A savings account protects the number on your statement, but not what that number will actually buy you in five years. With inflation again on the rise, money sitting in a low-yield account is quietly losing purchasing power every year.

The balance goes up, but what it can buy goes down. It’s a slow erosion, easy to miss precisely because the statement always looks positive.

The real risk isn’t the stock market; it’s that your money isn’t keeping pace with your life.

Here are five things I encourage my clients to do:

1. Separate your emergency fund from your wealth fund

Keep three to six months of living expenses somewhere accessible. That money belongs in cash – it’s your safety net and it should stay there.

But everything beyond that has different goals, and it deserves a different home. Once you make that separation, the decisions become a lot clearer.

2. Ask what your non-retirement savings are actually doing

If you have money sitting beyond your emergency fund, ask yourself honestly: what is this working towards?

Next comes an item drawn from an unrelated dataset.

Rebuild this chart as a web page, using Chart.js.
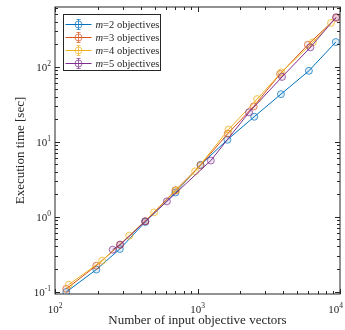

A savings account isn’t a strategy; it’s a holding pattern.

Unit trusts, balanced funds, and tax-free savings accounts all offer far better long-term growth potential, without requiring you to pick individual stocks or follow the markets every day.

3. Stop waiting until you feel ready

I’ve found that many women wait until they understand everything before they invest. The intention is good, but the cost is real, because time in the market compounds.

You don’t need to understand all the mechanics. A good financial adviser will walk you through your options and put together a plan you can trust. Start now, and build from there.

4. Separate risk from recklessness

Not all risk is the same thing. Putting money into a diversified, well-managed portfolio is not the same as gambling.

The risk of doing nothing, of watching your purchasing power quietly shrink year after year, is just as real and far less talked about. When you reframe it that way, playing it safe starts to mean something different.

5. Think about the currency your savings are sitting in

This isn’t a vote against South Africa. But if all your savings are rand-denominated, you’re carrying South African political, economic, and currency risk across everything you own.

A portion of your portfolio in global assets offers real cover against that risk, and gives you access to markets that have consistently delivered strong long-term growth. It’s not about complexity; it’s about protecting what you’ve worked to build.

My message to you is this. You already have the instincts this requires: the patience, the long-term thinking, the discipline not to make impulsive decisions. Those are exactly the qualities that separate good investors from poor ones.

The only shift is putting those qualities to work somewhere they can actually grow into something.

Your savings account keeps your money safe; a well-structured portfolio makes it grow. You deserve both.